**Stored data**
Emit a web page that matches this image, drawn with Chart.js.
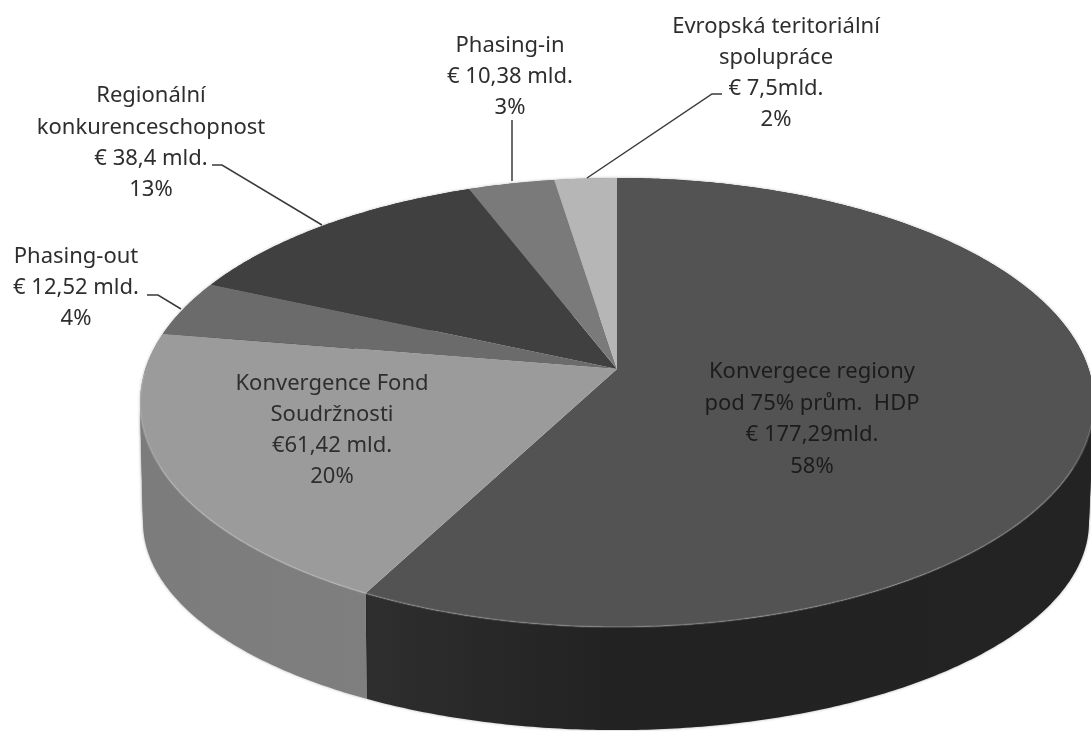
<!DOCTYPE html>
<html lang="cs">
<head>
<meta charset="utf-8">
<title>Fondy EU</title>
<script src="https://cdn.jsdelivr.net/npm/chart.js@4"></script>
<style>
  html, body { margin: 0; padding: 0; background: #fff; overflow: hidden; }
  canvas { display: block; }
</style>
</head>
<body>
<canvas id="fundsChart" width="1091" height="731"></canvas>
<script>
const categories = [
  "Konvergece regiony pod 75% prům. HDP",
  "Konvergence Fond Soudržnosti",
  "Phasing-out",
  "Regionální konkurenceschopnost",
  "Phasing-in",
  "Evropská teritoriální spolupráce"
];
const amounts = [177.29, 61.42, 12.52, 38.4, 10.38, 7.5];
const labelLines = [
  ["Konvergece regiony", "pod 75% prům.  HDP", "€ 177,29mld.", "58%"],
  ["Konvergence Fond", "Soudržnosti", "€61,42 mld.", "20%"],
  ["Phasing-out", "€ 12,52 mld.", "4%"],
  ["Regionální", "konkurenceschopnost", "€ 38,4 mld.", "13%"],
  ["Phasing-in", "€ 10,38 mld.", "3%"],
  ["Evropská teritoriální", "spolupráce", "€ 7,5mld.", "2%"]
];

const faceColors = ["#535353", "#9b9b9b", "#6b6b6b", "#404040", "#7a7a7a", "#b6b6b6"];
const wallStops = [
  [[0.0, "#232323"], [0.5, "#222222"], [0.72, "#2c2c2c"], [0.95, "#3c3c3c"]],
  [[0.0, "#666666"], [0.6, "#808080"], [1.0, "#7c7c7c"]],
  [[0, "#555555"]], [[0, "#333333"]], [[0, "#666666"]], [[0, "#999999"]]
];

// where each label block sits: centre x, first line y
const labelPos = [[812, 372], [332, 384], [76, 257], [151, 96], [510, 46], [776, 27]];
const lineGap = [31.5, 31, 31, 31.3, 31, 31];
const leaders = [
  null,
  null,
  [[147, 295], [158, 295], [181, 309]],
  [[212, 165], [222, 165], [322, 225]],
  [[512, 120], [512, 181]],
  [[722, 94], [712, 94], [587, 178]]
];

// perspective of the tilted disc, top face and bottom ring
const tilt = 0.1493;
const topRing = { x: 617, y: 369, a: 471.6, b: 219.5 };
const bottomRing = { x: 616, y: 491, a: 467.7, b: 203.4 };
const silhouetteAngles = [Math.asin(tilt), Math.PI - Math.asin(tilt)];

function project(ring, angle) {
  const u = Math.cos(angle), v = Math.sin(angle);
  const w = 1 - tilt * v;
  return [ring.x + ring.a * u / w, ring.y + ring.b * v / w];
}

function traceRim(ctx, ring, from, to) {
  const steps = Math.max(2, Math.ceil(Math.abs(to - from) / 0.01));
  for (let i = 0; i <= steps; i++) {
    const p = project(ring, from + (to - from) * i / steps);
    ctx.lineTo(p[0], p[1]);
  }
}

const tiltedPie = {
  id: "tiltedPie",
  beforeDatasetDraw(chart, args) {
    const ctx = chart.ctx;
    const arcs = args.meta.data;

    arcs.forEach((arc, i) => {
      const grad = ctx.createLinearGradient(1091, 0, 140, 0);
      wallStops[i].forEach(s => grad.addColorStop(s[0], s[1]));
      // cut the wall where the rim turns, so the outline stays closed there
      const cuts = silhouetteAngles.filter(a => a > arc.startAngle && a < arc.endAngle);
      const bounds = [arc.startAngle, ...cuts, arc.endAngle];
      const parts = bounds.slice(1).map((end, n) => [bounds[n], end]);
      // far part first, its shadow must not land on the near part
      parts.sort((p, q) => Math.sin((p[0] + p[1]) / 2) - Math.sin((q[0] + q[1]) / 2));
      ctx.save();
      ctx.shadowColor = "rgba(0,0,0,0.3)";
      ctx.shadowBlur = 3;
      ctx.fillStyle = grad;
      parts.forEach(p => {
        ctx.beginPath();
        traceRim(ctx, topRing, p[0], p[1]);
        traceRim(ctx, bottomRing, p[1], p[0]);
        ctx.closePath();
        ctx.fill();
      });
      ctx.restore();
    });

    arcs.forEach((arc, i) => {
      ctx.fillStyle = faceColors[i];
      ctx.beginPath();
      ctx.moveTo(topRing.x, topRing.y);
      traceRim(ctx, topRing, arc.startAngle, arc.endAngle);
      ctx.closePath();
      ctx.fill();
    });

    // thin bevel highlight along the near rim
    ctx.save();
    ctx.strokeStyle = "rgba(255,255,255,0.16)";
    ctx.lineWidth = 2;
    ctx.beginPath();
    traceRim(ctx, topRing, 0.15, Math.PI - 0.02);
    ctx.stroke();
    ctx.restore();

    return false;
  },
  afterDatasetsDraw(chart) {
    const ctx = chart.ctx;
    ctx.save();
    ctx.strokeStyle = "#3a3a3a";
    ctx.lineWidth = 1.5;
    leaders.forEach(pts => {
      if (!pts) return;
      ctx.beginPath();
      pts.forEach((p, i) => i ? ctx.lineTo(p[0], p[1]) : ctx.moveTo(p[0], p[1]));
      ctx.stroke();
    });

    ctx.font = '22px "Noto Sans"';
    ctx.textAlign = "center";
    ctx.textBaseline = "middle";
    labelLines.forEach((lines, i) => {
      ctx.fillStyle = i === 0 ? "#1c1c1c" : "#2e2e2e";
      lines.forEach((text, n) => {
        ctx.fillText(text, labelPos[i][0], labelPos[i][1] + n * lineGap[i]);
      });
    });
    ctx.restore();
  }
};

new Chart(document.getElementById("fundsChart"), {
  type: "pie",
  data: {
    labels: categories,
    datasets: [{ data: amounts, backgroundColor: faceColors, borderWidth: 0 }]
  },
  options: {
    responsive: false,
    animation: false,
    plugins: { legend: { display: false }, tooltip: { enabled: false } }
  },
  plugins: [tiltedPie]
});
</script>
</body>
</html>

**Exercise directions**
Quote each line of the listing exactly, but leave the pictures out.

**Final result**
Emit a web page that matches this image, drawn with Chart.js.
<!DOCTYPE html>
<html lang="cs">
<head>
<meta charset="utf-8">
<title>Fondy EU</title>
<script src="https://cdn.jsdelivr.net/npm/chart.js@4"></script>
<style>
  html, body { margin: 0; padding: 0; background: #fff; overflow: hidden; }
  canvas { display: block; }
</style>
</head>
<body>
<canvas id="fundsChart" width="1091" height="731"></canvas>
<script>
const categories = [
  "Konvergece regiony pod 75% prům. HDP",
  "Konvergence Fond Soudržnosti",
  "Phasing-out",
  "Regionální konkurenceschopnost",
  "Phasing-in",
  "Evropská teritoriální spolupráce"
];
const amounts = [177.29, 61.42, 12.52, 38.4, 10.38, 7.5];
const labelLines = [
  ["Konvergece regiony", "pod 75% prům.  HDP", "€ 177,29mld.", "58%"],
  ["Konvergence Fond", "Soudržnosti", "€61,42 mld.", "20%"],
  ["Phasing-out", "€ 12,52 mld.", "4%"],
  ["Regionální", "konkurenceschopnost", "€ 38,4 mld.", "13%"],
  ["Phasing-in", "€ 10,38 mld.", "3%"],
  ["Evropská teritoriální", "spolupráce", "€ 7,5mld.", "2%"]
];

const faceColors = ["#535353", "#9b9b9b", "#6b6b6b", "#404040", "#7a7a7a", "#b6b6b6"];
const wallStops = [
  [[0.0, "#232323"], [0.5, "#222222"], [0.72, "#2c2c2c"], [0.95, "#3c3c3c"]],
  [[0.0, "#666666"], [0.6, "#808080"], [1.0, "#7c7c7c"]],
  [[0, "#555555"]], [[0, "#333333"]], [[0, "#666666"]], [[0, "#999999"]]
];

// where each label block sits: centre x, first line y
const labelPos = [[812, 372], [332, 384], [76, 257], [151, 96], [510, 46], [776, 27]];
const lineGap = [31.5, 31, 31, 31.3, 31, 31];
const leaders = [
  null,
  null,
  [[147, 295], [158, 295], [181, 309]],
  [[212, 165], [222, 165], [322, 225]],
  [[512, 120], [512, 181]],
  [[722, 94], [712, 94], [587, 178]]
];

// perspective of the tilted disc, top face and bottom ring
const tilt = 0.1493;
const topRing = { x: 617, y: 369, a: 471.6, b: 219.5 };
const bottomRing = { x: 616, y: 491, a: 467.7, b: 203.4 };
const silhouetteAngles = [Math.asin(tilt), Math.PI - Math.asin(tilt)];

function project(ring, angle) {
  const u = Math.cos(angle), v = Math.sin(angle);
  const w = 1 - tilt * v;
  return [ring.x + ring.a * u / w, ring.y + ring.b * v / w];
}

function traceRim(ctx, ring, from, to) {
  const steps = Math.max(2, Math.ceil(Math.abs(to - from) / 0.01));
  for (let i = 0; i <= steps; i++) {
    const p = project(ring, from + (to - from) * i / steps);
    ctx.lineTo(p[0], p[1]);
  }
}

const tiltedPie = {
  id: "tiltedPie",
  beforeDatasetDraw(chart, args) {
    const ctx = chart.ctx;
    const arcs = args.meta.data;

    arcs.forEach((arc, i) => {
      const grad = ctx.createLinearGradient(1091, 0, 140, 0);
      wallStops[i].forEach(s => grad.addColorStop(s[0], s[1]));
      // cut the wall where the rim turns, so the outline stays closed there
      const cuts = silhouetteAngles.filter(a => a > arc.startAngle && a < arc.endAngle);
      const bounds = [arc.startAngle, ...cuts, arc.endAngle];
      const parts = bounds.slice(1).map((end, n) => [bounds[n], end]);
      // far part first, its shadow must not land on the near part
      parts.sort((p, q) => Math.sin((p[0] + p[1]) / 2) - Math.sin((q[0] + q[1]) / 2));
      ctx.save();
      ctx.shadowColor = "rgba(0,0,0,0.3)";
      ctx.shadowBlur = 3;
      ctx.fillStyle = grad;
      parts.forEach(p => {
        ctx.beginPath();
        traceRim(ctx, topRing, p[0], p[1]);
        traceRim(ctx, bottomRing, p[1], p[0]);
        ctx.closePath();
        ctx.fill();
      });
      ctx.restore();
    });

    arcs.forEach((arc, i) => {
      ctx.fillStyle = faceColors[i];
      ctx.beginPath();
      ctx.moveTo(topRing.x, topRing.y);
      traceRim(ctx, topRing, arc.startAngle, arc.endAngle);
      ctx.closePath();
      ctx.fill();
    });

    // thin bevel highlight along the near rim
    ctx.save();
    ctx.strokeStyle = "rgba(255,255,255,0.16)";
    ctx.lineWidth = 2;
    ctx.beginPath();
    traceRim(ctx, topRing, 0.15, Math.PI - 0.02);
    ctx.stroke();
    ctx.restore();

    return false;
  },
  afterDatasetsDraw(chart) {
    const ctx = chart.ctx;
    ctx.save();
    ctx.strokeStyle = "#3a3a3a";
    ctx.lineWidth = 1.5;
    leaders.forEach(pts => {
      if (!pts) return;
      ctx.beginPath();
      pts.forEach((p, i) => i ? ctx.lineTo(p[0], p[1]) : ctx.moveTo(p[0], p[1]));
      ctx.stroke();
    });

    ctx.font = '22px "Noto Sans"';
    ctx.textAlign = "center";
    ctx.textBaseline = "middle";
    labelLines.forEach((lines, i) => {
      ctx.fillStyle = i === 0 ? "#1c1c1c" : "#2e2e2e";
      lines.forEach((text, n) => {
        ctx.fillText(text, labelPos[i][0], labelPos[i][1] + n * lineGap[i]);
      });
    });
    ctx.restore();
  }
};

new Chart(document.getElementById("fundsChart"), {
  type: "pie",
  data: {
    labels: categories,
    datasets: [{ data: amounts, backgroundColor: faceColors, borderWidth: 0 }]
  },
  options: {
    responsive: false,
    animation: false,
    plugins: { legend: { display: false }, tooltip: { enabled: false } }
  },
  plugins: [tiltedPie]
});
</script>
</body>
</html>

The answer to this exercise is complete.